Bennett wrote in an op-ed for the Independent:
Now, with Theresa May in power, we are looking for a clear commitment to policies that will put the country on track to meeting out Climate Change Act goals and to delivering the Paris climate change Agreement to keep global temperature rises to 1.5 degrees. But there is no department directly responsible for this.
[....] Time is running out to avert catastrophic climate change and to halt the decline of nature. This is about protecting people as well as the planet we live on. There is no time to lose for the new prime minister in changing path--and, thanks to David Cameron, so much time has already been lost.
Caroline Lucas, the Green Party's sole Member of Parliament (MP) in the House of Commons, tweeted that the move was "a serious backwards step" and told the Independent, "The decision to shut down DECC is a deeply worrying move from Theresa May. Climate change is the biggest challenge we face, and it must not be an afterthought for the government."
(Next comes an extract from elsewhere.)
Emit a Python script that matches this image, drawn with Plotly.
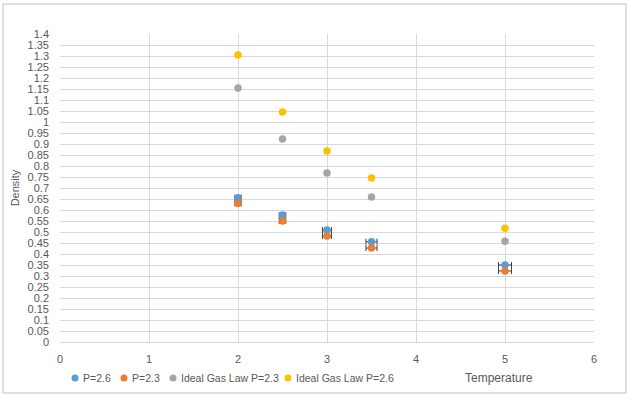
import plotly.graph_objects as go

temps = [2, 2.5, 3, 3.5, 5]
density_p26 = [0.656, 0.577, 0.509, 0.456, 0.350]
density_p23 = [0.630, 0.550, 0.482, 0.427, 0.323]
ideal_p23 = [1.155, 0.923, 0.768, 0.659, 0.458]
ideal_p26 = [1.305, 1.045, 0.868, 0.745, 0.517]
temp_err = [0.035, 0.037, 0.05, 0.062, 0.073]

names = ["P=2.6", "P=2.3", "Ideal Gas Law P=2.3", "Ideal Gas Law P=2.6"]
colors = ["#5B9BD5", "#ED7D31", "#A5A5A5", "#FFC000"]
series = [density_p26, density_p23, ideal_p23, ideal_p26]
errs = [temp_err, temp_err, None, None]

# plot area in pixels
L, R, T, B = 60, 594, 34, 342
W, H = R - L, B - T


def px_x(p):
    return (p - L) / W


def px_y(p):
    return (B - p) / H


fig = go.Figure()
for n, c, s, e in zip(names, colors, series, errs):
    kw = {}
    if e is not None:
        kw["error_x"] = dict(type="data", array=e, visible=True, color="#404040",
                             thickness=1, width=3)
    fig.add_trace(go.Scatter(x=temps, y=s, mode="markers", name=n, showlegend=False,
                             marker=dict(color=c, size=7.5), **kw))

ytick_vals = [round(i * 0.05, 2) for i in range(29)]
ytick_text = [("%g" % v) for v in ytick_vals]

# legend drawn at the bottom, Excel style (marker + label)
legend_marker_pos = [75, 124, 173, 288]
legend_text_pos = [81, 130, 179, 294]
legend_y = 378
annotations = []
shapes = []
for n, c, mp, tp in zip(names, colors, legend_marker_pos, legend_text_pos):
    shapes.append(dict(type="circle", xref="paper", yref="paper",
                       xsizemode="pixel", ysizemode="pixel",
                       xanchor=px_x(mp), yanchor=px_y(legend_y),
                       x0=-3.5, x1=3.5, y0=-3.5, y1=3.5,
                       fillcolor=c, line=dict(width=0)))
    annotations.append(dict(text=n, xref="paper", yref="paper", x=px_x(tp), y=px_y(legend_y),
                            xanchor="left", yanchor="middle", showarrow=False,
                            font=dict(size=10.5, color="#595959")))

annotations.append(dict(text="Temperature", xref="paper", yref="paper", x=px_x(499),
                        y=px_y(legend_y), xanchor="center", yanchor="middle",
                        showarrow=False, font=dict(size=12, color="#595959")))
shapes.append(dict(type="rect", xref="paper", yref="paper", x0=px_x(3), x1=px_x(626),
                   y0=px_y(393), y1=px_y(4), line=dict(color="#BFBFBF", width=1)))

fig.update_layout(
    width=629, height=396,
    showlegend=False,
    paper_bgcolor="white", plot_bgcolor="white",
    margin=dict(l=L, r=629 - R, t=T, b=396 - B, autoexpand=False),
    font=dict(family="Liberation Sans, Arial, sans-serif", size=11, color="#595959"),
    xaxis=dict(range=[0, 6], dtick=1, showgrid=True, gridcolor="#D9D9D9", gridwidth=1,
               zeroline=False, showline=True, linecolor="#D9D9D9", ticks="",
               ticklabelstandoff=7, automargin=False,
               tickfont=dict(size=11, color="#595959")),
    yaxis=dict(range=[0, 1.4], tickvals=ytick_vals, ticktext=ytick_text,
               showgrid=True, gridcolor="#D9D9D9", gridwidth=1, zeroline=False,
               showline=False, ticks="", automargin=False, ticklabelstandoff=10,
               tickfont=dict(size=11, color="#595959"),
               title=dict(text="Density", font=dict(size=11, color="#595959"), standoff=5)),
    annotations=annotations,
    shapes=shapes,
)

fig.write_html("out.html", config={"displayModeBar": False},
               post_script="document.body.style.margin='0px';")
May also made several controversial appointments to her new post-Brexit cabinet, including naming her one-time rival for prime minister, Andrea Leadsom, as Secretary of State for Environment, Food and Rural Affairs.
Leadsom in 2015 served as Minister for Energy at the Department of Energy and Climate Change, during which she reportedly asked officials whether climate change was real.
Environmental groups were distressed. Greenpeace executive director John Sauven said Thursday, "The voting record and affiliation with climate skeptics of key cabinet appointees are deeply worrying. They show a lack of understanding posed by climate change to the UK and the world."
"If we are to continue to have a key global role in environmental action, we need urgent reassurance from the new government that the hard won progress on climate and renewables targets, air pollution, and the protection of wildlife will not be sidelined or abandoned in the Brexit negotiations," Sauven said.
And it was not just the advocacy sector that slammed the decision.
Former Labour leader Ed Miliband tweeted, "DECC abolition just plain stupid. Climate not even mentioned in new [department] title. Matters because departments shape priorities, shape outcomes."
Stephen Devlin, an environmental economist at the New Economics Foundation, released a press statement titled "We Can't Afford to Scrap DECC" wherein he described May's action as "a terrible move" and said it "signals a troubling de-prioritization of climate change by this government."
"This reshuffle risks dropping climate change from the policy agenda altogether--a staggering act of negligence for which we will all pay the price," Devlin said.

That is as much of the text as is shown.